What will be the consequences for the parties of an extension of time?
44. If the appellant is granted an extension of time he will be allowed to continue his appeal in respect of the Denial Decision. For HMRC the consequence will be a redirection of resources 6 months after it had been assumed they could be used elsewhere albeit this would be lessened to some degree by the fact that the penalty Decision would be appealed in any event.
What will be the consequences for the parties of a refusal to extend time?
45. The appellant would be denied the ability to challenge the Denial Decision, which involves a significant amount of VAT, albeit it would not make the appellant insolvent.
Generally
46. The Court of Appeal in BPP took compliance as its starting point, requiring there to be a good reason for non compliance. Here there has been nearly 6 months delay which is serious and significant. The burden of proof must be on the appellant to show a good reason for the delay and it has not done so.
47. I therefore do not find a good reason for delay and weighing the factors as set out by Morgan J in Data Select in the round, conscious in particular of the prejudice that would be suffered by the appellant, it is my decision that the appellant should not be granted leave to appeal the Denial Decision out of time.
48. For completeness, as HMRC do not object, I direct that the appellant be allowed to appeal the Penalty Decision.

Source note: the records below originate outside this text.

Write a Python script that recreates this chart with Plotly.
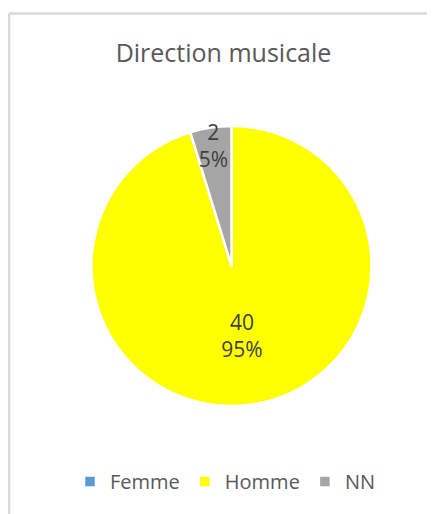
import plotly.graph_objects as go

labels = ["Femme", "Homme", "NN"]
values = [0, 40, 2]
colors = ["#5B9BD5", "#FFFF00", "#A5A5A5"]
title_text = "Direction musicale"

W, H = 435, 514
label_tpl = "%{value}<br>%{percent:.0%}"
templates = ["" if v == 0 else label_tpl for v in values]

fig = go.Figure(go.Pie(
    labels=labels,
    values=values,
    sort=False,
    direction="clockwise",
    rotation=0,
    marker=dict(colors=colors, line=dict(color="white", width=2.5)),
    texttemplate=templates,
    textposition="inside",
    insidetextorientation="horizontal",
    textfont=dict(family="Open Sans", size=21, color="#404040"),
    hoverinfo="label+value+percent",
    domain=dict(x=[83.5 / W, 363.5 / W], y=[1 - 398.5 / H, 1 - 117.5 / H]),
))

fig.update_layout(
    width=W, height=H,
    margin=dict(l=0, r=0, t=0, b=0),
    paper_bgcolor="white",
    plot_bgcolor="white",
    title=dict(text=title_text, x=(223.5 - 8) / W, xanchor="center", y=1 - 45 / H, yanchor="middle",
               font=dict(family="Open Sans", size=25, color="#595959")),
    showlegend=True,
    legend=dict(orientation="h", x=(225 - 8) / W, xanchor="center", y=1 - 473.5 / H, yanchor="middle",
                font=dict(family="Open Sans", size=20, color="#595959"),
                itemwidth=30, traceorder="normal"),
    uniformtext=dict(minsize=18, mode="show"),
    shapes=[
        dict(type="line", xref="paper", yref="paper", x0=1 / W, x1=1.01, y0=1 - 5.5 / H, y1=1 - 5.5 / H,
             line=dict(color="#D9D9D9", width=2.5)),
        dict(type="line", xref="paper", yref="paper", x0=1 / W, x1=1 / W, y0=1 - 5.5 / H, y1=-0.01,
             line=dict(color="#D9D9D9", width=2.5)),
    ],
)

fig.write_html("out.html")
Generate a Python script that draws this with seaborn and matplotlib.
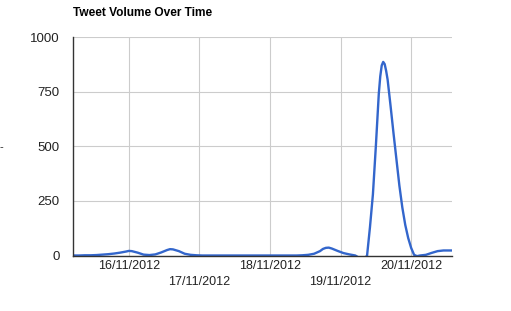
import matplotlib
matplotlib.use("Agg")
import matplotlib.pyplot as plt
import seaborn as sns
import pandas as pd

# hours since 16/11/2012 00:00 and tweet counts
hours = [-19, -17, -15, -13, -11, -9, -7, -5, -3, -1, 0, 1, 3, 5, 7, 9, 11, 13, 14, 15, 17, 19, 21, 23,
         25, 27, 29, 31, 33, 35, 37, 39, 41, 43, 45, 47, 49, 51, 53, 55, 57,
         59, 61, 63, 65, 66, 67, 68, 69, 71, 73, 75, 77, 78, 79, 80, 81,
         82, 83, 84, 85, 85.5, 86, 86.5, 87, 87.5, 88, 89, 90, 91, 92, 93, 94, 95, 96, 97, 98, 99,
         101, 103, 105, 107, 109, 110]
tweets = [0, 0, 1, 1, 2, 4, 6, 9, 13, 18, 21, 20, 13, 4, 2, 5, 14, 25, 29, 28, 20, 8, 3, 1,
          0, 0, 0, 0, 0, 0, 0, 0, 0, 0, 0, 0, 0, 0, 0, 0, 0,
          1, 3, 8, 20, 30, 35, 36, 32, 21, 11, 5, 0, -8, -15, -12, -2,
          130, 280, 500, 740, 820, 870, 886, 876, 845, 805, 685, 560, 440, 320, 220, 140, 80, 35, 3, -3, 0,
          3, 12, 20, 23, 23, 23]
tick_days = ["2012-11-16", "2012-11-17", "2012-11-18", "2012-11-19", "2012-11-20"]
tick_labels = ["16/11/2012", "17/11/2012", "18/11/2012", "19/11/2012", "20/11/2012"]
y_ticks = [0, 250, 500, 750, 1000]
title = "Tweet Volume Over Time"

times = pd.Timestamp("2012-11-16") + pd.to_timedelta(hours, unit="h")
df = pd.DataFrame({"time": times, "tweets": tweets})

sns.set_style("white")
plt.rcParams["font.family"] = ["Liberation Sans", "DejaVu Sans"]

fig = plt.figure(figsize=(5.11, 3.11), dpi=100)
ax = fig.add_axes([73 / 511, 55.5 / 311, (452.3 - 73) / 511, (255.5 - 37) / 311])

sns.lineplot(data=df, x="time", y="tweets", ax=ax, color="#3366cc", linewidth=1.7)

ax.set_xlim(times.min(), times.max())
ax.set_ylim(0, 1000)
ax.set_yticks(y_ticks)
ax.set_yticklabels([str(v) for v in y_ticks])
tdays = pd.to_datetime(tick_days)
ax.set_xticks(tdays)
ax.set_xticklabels([("\n" + l) if i % 2 else l for i, l in enumerate(tick_labels)])
for lbl in ax.get_xticklabels():
    lbl.set_linespacing(1.45)

ax.grid(True, color="#cccccc", linewidth=0.8)
ax.set_axisbelow(True)
for s in ["top", "right"]:
    ax.spines[s].set_visible(False)
for s in ["left", "bottom"]:
    ax.spines[s].set_color("#333333")
    ax.spines[s].set_linewidth(1.0)
    ax.spines[s].set_zorder(5)
ax.tick_params(axis="both", length=0, colors="#222222")
ax.tick_params(axis="x", labelsize=9, pad=3.5)
ax.tick_params(axis="y", labelsize=9.5, pad=9.5)
ax.set_xlabel("")
ax.set_ylabel("")

fig.text(73 / 511, 1 - 13 / 311, title, ha="left", va="center",
         fontsize=8.6, fontweight="bold", color="#000000")
fig.text(0.0, 1 - 147 / 311, "-", ha="left", va="center", fontsize=8, color="#222222")

fig.savefig("out.png", dpi=100)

49. This document contains full findings of fact and reasons for the decision. Any party dissatisfied with this decision has a right to apply for permission to appeal against it pursuant to Rule 39 of the Tribunal Procedure (First-tier Tribunal) (Tax Chamber) Rules 2009. The application must be received by this Tribunal not later than 56 days after this decision is sent to that party. The parties are referred to “Guidance to accompany a Decision from the First-tier Tribunal (Tax Chamber)” which accompanies and forms part of this decision notice.